Ambulance Company Agrees to Pay More than $21 Million to Settle Unlawful Kickback Allegations
We have never ever seen the government’s crackdown on fraud and abuses in the healthcare system involve ambulance companies. Unfortunately, there is a first time for everything as last week the Justice Department announced that several ambulance industry defendants have agreed to pay more than $21 million to settle False Claims Act allegations involving violations of the Anti-Kickback Statute. These companies are alleged to have submitted false claims to Medicare and Medicaid. The Anti-Kickback Statute (2 U.S.C. § 1320a-7b) prohibits offering, paying, soliciting or receiving remuneration to induce referrals for services provided by federally funded programs such as Medicaid, Medicare or TRICARE. The statute’s intent is to ensure that the judgment of medical providers is not unduly influence by financial incentives and is based solely on medical need.
The settlement came about as the result of a lawsuit that was originally filed under the qui tam or whistleblower provisions of the False Claims Act. The Act permits private parties to file suit for false claims and to share in any recover that comes about as a result of that suit. Plaintiffs in these instances often engage the services of a whistleblower law firm. Whistleblower lawyers are knowledgeable in all aspects of the False Claims At. The whistleblower in this case was Dr. Stephen Dean who alleged that several healthcare providers, including East Texas Medical Center Regional Healthcare System, Inc. and East Texas Medical Center Regional Health Services, Inc. (together, “the ETMC Defendants”), and their affiliated ambulance company, Paramedics Plus, LLC (“Paramedics Plus”), were involved in a kickback scheme with several municipal entities in the state of Texas. Dr. Dean will receive over $4.9 million as his share of the settlements.

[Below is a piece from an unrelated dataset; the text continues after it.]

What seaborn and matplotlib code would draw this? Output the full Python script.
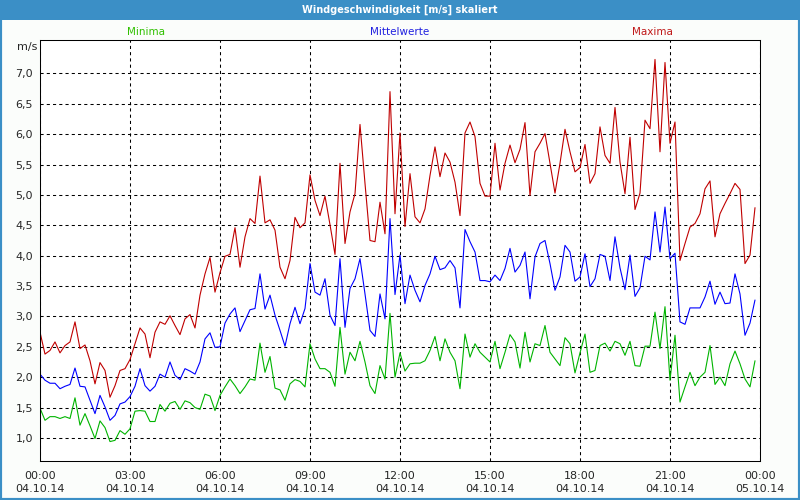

Prior to this agreement, the government settled with Alameda County and Pinellas Emergency Medical Services Authority (EMSA) – two municipal entities involved in the kickback scheme. Alameda County agreed to pay the government $50,000 and Pinellas EMSA agreed to pay it $66,000 plus an additional $5,200 to the State of Florida. The United States settled with the ETMC (East Texas Medical Center Regional Healthcare System, Inc. and East Texas Medical Center Regional Health Services, Inc) defendants and Paramedics Plus for $20.69 million and with EMSA for $300,000.
“Paramedics Plus paid millions of dollars in illegal inducements over the course of a number of years,” said U.S. Attorney Joseph D. Brown for the Eastern District of Texas. “Williamson allegedly received gifts and also directed Paramedics Plus to make political contributions to local Oklahoma politicians, which EMSA could not do on its own. Sophisticated health care companies do not simply give away millions of dollars to referral sources without expecting something in exchange. Quid pro quo arrangements for the referral of health care business are illegal.”